── Source material

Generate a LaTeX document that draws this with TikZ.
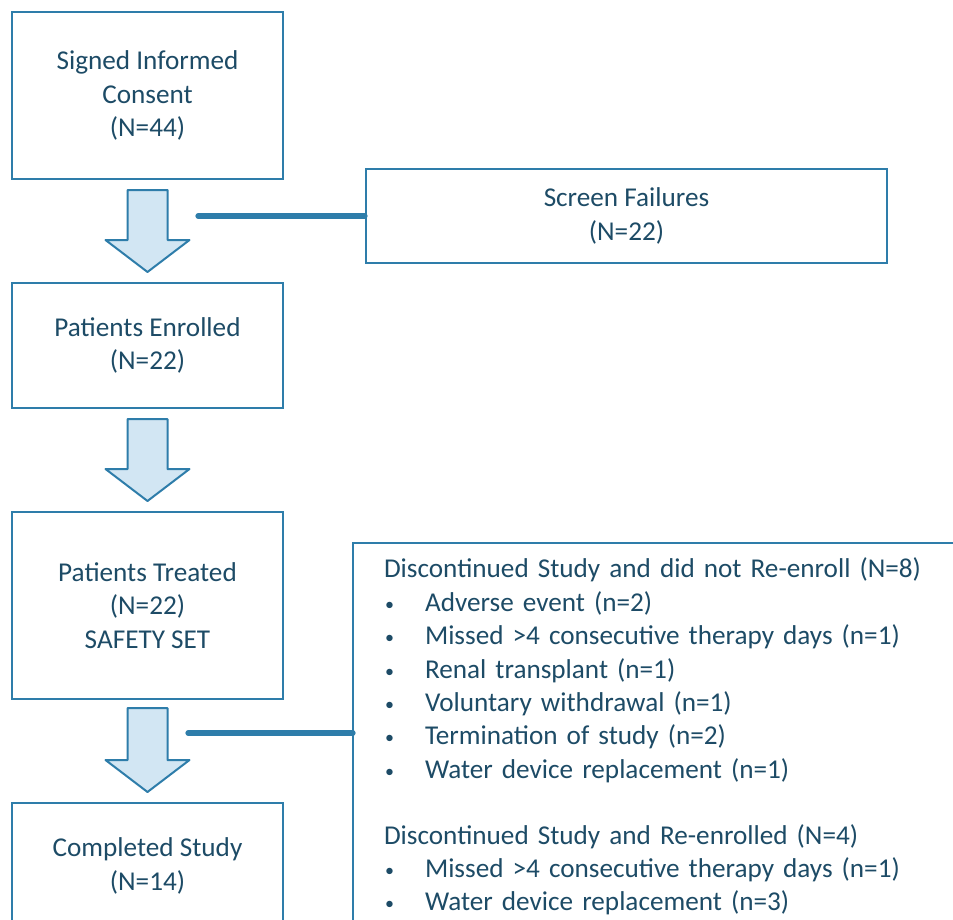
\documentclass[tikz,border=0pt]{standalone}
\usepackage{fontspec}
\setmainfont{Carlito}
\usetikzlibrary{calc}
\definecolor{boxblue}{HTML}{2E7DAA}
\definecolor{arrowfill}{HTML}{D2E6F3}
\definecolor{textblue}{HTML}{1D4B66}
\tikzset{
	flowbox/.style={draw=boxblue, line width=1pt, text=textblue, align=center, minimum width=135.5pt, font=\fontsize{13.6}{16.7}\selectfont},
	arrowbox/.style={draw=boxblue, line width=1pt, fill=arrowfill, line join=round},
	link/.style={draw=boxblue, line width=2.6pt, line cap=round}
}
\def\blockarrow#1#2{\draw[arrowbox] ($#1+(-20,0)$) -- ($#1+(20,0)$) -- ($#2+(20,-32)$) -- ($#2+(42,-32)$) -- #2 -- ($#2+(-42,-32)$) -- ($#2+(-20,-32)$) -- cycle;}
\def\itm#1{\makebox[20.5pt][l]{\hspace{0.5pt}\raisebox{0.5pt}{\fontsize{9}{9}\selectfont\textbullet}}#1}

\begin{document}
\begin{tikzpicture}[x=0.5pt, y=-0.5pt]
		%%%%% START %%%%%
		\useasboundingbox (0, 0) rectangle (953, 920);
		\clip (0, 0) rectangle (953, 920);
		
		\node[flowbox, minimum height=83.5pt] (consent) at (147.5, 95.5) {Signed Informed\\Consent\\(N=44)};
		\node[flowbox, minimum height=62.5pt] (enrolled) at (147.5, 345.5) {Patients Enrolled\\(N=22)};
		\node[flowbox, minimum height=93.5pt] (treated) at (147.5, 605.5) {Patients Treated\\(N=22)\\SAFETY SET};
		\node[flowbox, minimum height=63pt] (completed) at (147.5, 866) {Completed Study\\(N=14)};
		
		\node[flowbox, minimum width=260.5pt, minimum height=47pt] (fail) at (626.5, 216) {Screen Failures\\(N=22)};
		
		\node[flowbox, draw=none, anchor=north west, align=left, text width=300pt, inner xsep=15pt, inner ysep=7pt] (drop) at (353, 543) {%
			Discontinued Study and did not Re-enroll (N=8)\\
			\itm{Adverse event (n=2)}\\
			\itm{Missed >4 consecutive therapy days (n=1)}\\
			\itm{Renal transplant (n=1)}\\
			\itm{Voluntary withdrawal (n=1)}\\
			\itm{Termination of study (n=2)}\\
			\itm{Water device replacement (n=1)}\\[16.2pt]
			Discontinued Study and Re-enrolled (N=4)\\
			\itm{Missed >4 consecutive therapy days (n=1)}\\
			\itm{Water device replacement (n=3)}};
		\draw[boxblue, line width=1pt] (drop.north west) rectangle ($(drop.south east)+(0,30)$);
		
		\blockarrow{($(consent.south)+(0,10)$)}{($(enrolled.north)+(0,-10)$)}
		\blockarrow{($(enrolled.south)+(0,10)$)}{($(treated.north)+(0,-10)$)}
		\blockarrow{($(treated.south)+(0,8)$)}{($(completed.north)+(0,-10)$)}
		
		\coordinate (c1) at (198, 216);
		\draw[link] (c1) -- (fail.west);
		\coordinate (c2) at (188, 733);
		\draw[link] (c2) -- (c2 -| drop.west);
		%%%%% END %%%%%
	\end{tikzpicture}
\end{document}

────
── Source material

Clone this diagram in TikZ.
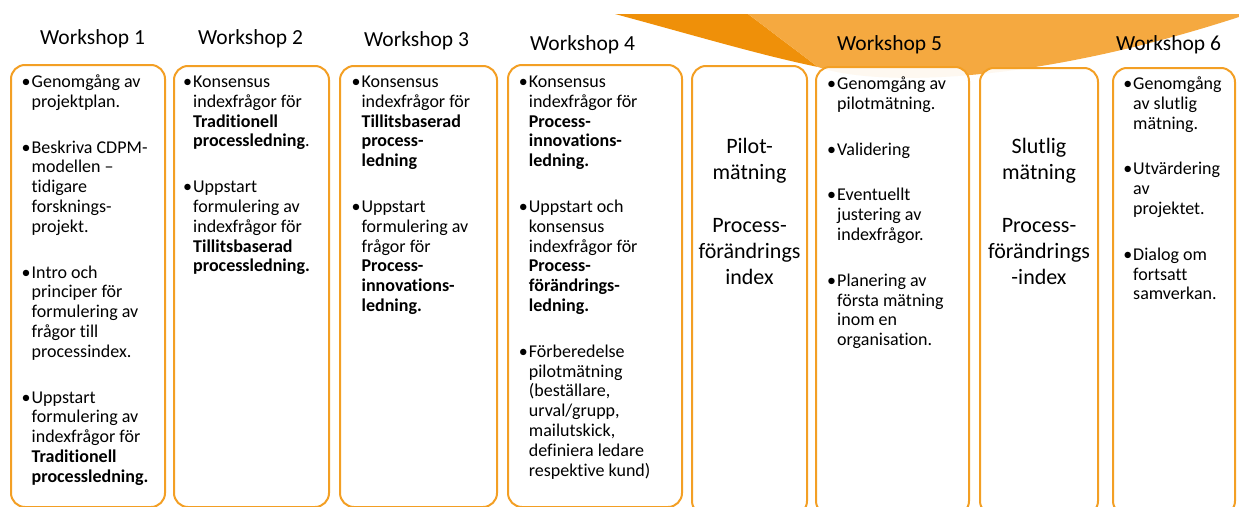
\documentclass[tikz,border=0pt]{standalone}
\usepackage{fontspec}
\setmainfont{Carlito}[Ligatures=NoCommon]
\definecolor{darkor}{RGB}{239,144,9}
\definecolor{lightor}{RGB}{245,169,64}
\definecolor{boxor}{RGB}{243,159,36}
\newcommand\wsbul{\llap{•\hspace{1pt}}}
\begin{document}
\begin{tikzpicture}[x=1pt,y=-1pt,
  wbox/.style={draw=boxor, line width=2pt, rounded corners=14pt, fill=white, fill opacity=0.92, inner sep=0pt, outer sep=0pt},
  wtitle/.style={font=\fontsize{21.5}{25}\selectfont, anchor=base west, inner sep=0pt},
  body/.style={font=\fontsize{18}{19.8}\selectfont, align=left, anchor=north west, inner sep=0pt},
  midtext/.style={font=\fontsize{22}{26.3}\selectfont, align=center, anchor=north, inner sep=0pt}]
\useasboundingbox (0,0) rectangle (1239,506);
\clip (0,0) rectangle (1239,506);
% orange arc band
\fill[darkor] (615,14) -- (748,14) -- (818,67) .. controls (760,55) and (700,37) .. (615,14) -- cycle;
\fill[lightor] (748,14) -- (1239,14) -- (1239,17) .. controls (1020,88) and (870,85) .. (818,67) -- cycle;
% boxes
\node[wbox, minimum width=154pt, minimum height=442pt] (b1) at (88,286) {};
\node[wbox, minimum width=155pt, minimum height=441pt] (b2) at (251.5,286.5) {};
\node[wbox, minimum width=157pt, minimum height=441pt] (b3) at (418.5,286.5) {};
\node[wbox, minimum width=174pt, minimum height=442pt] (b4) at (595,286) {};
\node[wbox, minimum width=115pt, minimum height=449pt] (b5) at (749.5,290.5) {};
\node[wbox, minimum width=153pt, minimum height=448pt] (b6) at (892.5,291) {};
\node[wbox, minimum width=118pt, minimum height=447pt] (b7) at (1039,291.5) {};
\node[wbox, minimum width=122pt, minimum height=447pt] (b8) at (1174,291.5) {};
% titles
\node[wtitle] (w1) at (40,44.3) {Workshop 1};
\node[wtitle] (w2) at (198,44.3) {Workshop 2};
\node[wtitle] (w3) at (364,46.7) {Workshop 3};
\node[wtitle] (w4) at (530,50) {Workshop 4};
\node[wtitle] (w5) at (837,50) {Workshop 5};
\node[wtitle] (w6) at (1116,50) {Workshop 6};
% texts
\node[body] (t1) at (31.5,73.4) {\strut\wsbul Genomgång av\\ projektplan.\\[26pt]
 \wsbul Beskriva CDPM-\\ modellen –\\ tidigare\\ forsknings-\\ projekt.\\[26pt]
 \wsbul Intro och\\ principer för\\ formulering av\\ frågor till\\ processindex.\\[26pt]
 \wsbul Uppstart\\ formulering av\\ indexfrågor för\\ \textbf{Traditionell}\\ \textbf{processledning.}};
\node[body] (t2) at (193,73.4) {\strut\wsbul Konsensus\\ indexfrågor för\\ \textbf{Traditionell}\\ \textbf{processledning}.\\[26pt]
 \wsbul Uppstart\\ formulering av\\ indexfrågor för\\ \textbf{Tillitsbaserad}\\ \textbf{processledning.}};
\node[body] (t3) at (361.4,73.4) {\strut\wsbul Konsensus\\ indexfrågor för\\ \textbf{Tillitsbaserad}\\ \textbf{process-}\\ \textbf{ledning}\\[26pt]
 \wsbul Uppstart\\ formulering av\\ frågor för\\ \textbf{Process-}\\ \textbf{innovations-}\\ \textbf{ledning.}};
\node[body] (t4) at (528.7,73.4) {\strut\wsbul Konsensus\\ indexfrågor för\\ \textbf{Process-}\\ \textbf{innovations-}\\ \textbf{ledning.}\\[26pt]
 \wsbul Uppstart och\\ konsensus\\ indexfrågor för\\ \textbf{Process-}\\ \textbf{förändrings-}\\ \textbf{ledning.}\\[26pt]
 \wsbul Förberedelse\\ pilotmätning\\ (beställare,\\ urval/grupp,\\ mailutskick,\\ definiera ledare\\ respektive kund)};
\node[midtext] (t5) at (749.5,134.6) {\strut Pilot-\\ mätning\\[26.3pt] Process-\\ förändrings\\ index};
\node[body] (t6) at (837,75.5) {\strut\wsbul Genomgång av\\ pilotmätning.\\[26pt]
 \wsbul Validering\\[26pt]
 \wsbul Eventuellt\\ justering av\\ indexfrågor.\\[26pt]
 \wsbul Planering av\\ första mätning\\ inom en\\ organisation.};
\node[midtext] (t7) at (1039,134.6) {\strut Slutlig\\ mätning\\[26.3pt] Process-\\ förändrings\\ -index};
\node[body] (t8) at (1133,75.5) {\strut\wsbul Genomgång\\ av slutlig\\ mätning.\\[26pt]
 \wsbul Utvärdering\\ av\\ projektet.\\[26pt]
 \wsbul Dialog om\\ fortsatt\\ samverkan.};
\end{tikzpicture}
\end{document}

────
── Source material

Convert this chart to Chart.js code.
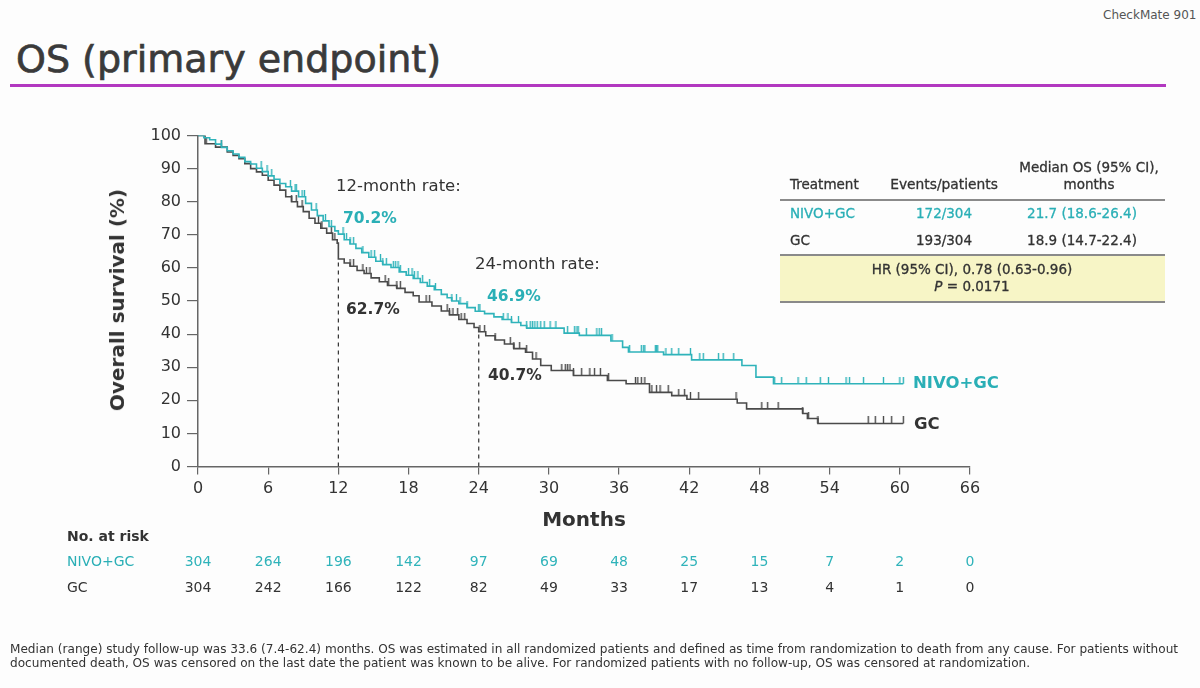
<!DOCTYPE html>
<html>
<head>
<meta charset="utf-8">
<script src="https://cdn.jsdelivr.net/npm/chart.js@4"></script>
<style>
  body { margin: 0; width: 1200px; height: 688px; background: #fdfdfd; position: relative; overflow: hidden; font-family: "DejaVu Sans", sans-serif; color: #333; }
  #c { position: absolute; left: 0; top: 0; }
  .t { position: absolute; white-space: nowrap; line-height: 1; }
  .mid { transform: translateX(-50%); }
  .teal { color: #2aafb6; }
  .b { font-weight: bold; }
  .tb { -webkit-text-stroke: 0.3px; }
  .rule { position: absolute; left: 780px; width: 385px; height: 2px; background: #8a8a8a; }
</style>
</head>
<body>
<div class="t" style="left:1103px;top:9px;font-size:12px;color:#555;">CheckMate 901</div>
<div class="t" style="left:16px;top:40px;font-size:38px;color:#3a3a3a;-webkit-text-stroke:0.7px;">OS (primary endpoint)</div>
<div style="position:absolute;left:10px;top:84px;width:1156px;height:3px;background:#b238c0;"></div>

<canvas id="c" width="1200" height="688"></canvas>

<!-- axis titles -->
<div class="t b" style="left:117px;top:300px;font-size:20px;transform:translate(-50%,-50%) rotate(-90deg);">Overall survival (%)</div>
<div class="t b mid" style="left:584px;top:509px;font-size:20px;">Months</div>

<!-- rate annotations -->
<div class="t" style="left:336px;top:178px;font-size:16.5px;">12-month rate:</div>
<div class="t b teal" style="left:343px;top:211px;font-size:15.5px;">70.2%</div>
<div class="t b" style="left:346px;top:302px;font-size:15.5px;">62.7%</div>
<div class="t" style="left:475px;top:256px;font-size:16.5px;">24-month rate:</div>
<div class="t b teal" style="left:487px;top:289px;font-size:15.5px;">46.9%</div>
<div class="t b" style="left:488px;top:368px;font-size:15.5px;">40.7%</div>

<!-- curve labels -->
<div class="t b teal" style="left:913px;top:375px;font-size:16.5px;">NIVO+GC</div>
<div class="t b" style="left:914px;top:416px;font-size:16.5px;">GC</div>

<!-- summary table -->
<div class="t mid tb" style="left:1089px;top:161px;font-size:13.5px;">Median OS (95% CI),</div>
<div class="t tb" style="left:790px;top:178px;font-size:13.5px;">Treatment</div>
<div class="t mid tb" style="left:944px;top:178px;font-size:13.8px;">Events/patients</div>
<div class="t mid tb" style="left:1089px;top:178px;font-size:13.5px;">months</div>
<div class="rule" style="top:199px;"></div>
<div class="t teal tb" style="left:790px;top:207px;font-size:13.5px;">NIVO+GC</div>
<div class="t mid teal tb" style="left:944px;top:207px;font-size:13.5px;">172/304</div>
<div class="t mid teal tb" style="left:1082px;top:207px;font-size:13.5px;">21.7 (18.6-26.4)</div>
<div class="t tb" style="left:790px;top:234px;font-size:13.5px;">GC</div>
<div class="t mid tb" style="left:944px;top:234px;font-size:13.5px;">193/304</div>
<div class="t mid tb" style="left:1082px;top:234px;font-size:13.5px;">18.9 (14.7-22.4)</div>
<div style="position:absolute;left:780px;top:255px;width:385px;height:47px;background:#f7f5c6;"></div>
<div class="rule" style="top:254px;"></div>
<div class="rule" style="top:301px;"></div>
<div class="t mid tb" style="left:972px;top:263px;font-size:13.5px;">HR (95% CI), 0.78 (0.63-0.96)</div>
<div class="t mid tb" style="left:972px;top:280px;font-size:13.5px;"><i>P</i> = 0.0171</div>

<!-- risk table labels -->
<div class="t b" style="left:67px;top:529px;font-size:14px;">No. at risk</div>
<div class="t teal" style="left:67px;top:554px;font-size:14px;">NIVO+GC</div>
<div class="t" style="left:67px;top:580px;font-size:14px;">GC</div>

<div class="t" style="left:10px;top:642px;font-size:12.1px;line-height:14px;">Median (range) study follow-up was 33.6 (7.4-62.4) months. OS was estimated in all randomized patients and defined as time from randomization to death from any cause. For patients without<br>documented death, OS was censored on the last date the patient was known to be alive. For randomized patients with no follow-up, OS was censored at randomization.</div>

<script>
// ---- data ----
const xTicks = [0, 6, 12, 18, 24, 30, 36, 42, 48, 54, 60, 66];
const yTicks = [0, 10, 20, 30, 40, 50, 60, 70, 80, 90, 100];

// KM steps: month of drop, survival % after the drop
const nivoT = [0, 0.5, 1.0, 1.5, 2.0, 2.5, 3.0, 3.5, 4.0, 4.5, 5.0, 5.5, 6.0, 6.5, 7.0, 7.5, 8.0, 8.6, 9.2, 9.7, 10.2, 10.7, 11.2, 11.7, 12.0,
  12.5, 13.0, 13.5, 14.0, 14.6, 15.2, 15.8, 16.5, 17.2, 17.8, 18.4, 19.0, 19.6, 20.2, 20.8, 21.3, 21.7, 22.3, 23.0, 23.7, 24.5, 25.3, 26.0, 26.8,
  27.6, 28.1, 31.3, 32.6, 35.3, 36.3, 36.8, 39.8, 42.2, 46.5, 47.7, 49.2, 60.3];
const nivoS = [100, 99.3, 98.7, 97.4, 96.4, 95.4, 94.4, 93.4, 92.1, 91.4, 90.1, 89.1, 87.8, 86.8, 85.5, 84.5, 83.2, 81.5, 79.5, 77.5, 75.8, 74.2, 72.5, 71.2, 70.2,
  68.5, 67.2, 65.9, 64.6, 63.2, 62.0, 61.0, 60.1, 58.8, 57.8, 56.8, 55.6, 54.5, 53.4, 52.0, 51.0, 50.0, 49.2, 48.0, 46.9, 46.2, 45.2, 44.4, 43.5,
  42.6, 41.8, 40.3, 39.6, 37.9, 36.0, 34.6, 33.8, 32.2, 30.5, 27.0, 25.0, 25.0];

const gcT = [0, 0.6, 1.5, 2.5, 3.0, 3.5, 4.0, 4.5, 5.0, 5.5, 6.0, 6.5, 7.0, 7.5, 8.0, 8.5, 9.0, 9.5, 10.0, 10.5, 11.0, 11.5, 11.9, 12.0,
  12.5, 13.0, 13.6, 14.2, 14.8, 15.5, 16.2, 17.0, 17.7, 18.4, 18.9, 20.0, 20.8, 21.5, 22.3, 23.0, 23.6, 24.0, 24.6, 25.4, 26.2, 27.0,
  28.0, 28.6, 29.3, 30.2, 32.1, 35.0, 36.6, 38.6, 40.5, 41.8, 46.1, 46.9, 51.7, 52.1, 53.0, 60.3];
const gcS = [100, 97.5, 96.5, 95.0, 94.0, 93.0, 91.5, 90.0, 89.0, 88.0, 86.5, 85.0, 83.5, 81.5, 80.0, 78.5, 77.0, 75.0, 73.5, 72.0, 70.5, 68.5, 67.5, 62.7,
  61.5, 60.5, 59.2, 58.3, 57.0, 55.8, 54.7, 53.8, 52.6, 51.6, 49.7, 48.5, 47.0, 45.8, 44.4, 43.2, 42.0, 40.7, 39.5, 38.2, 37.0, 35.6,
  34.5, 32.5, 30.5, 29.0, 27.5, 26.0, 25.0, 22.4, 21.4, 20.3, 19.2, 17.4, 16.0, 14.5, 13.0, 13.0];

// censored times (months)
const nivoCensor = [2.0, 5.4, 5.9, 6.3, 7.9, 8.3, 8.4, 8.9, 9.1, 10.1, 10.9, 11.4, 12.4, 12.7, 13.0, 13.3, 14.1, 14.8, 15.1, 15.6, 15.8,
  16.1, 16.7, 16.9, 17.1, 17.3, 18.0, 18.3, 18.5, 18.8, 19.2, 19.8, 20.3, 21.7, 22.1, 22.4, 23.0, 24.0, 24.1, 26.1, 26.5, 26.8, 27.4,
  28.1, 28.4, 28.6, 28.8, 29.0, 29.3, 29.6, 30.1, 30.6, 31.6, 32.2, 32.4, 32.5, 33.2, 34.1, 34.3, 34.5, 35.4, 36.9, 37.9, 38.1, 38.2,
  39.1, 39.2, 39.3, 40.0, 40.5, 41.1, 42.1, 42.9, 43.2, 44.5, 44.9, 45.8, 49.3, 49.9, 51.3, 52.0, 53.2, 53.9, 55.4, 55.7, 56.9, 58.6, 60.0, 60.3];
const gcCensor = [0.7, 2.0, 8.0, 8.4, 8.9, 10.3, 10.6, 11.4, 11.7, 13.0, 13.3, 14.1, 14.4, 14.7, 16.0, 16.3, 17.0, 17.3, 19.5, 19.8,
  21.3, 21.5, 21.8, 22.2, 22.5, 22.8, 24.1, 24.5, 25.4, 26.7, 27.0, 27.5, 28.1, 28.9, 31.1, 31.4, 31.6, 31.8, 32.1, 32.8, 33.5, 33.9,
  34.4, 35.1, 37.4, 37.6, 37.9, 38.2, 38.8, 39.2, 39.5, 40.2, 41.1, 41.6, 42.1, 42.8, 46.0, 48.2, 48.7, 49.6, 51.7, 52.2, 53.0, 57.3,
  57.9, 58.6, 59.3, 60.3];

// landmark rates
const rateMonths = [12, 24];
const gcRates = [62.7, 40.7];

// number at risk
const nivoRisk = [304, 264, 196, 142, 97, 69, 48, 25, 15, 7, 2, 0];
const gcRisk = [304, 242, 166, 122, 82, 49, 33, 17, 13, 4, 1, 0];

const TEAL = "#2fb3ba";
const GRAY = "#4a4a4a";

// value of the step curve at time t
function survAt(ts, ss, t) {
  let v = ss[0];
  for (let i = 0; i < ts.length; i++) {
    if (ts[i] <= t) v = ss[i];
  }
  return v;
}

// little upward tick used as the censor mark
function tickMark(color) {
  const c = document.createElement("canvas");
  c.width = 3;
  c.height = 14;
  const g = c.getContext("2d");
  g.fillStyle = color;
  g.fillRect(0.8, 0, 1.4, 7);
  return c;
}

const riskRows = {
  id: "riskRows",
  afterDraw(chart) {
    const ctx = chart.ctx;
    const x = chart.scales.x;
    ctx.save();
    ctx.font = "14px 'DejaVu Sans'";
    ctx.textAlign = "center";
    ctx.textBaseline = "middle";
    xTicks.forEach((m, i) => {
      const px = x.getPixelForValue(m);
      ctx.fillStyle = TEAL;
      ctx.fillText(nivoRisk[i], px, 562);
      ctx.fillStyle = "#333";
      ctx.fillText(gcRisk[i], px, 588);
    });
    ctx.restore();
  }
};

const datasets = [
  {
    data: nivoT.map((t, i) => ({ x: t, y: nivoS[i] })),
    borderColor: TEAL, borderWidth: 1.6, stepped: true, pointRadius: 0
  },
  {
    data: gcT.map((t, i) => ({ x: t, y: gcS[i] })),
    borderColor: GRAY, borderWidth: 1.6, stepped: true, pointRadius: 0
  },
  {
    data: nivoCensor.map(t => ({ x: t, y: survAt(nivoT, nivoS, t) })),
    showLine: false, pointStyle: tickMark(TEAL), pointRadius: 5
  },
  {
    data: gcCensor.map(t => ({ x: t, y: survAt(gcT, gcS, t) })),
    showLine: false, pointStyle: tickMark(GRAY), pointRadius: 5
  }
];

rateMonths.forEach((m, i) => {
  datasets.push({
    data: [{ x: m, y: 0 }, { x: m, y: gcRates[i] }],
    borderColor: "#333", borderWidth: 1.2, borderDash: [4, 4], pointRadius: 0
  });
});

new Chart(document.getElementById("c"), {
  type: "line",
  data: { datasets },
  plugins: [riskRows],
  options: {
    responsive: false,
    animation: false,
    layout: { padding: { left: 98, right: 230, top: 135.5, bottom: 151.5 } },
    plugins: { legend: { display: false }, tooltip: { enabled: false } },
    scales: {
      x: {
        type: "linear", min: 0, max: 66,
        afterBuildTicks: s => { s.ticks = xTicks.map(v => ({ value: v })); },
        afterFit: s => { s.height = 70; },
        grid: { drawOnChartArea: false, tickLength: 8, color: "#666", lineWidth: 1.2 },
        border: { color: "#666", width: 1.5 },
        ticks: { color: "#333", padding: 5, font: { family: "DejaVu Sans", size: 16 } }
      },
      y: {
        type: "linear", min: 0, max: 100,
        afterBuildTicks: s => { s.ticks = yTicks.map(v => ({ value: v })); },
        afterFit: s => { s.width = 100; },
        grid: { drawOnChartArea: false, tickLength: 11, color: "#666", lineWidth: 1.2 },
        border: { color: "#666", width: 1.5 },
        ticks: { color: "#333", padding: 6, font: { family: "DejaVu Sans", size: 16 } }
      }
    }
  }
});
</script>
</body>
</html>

────

__Exercise goal__
Check each line above for "this" and return the ones that have it.

__In response__
Generate a LaTeX document that draws this with TikZ.
Clone this diagram in TikZ.
Convert this chart to Chart.js code.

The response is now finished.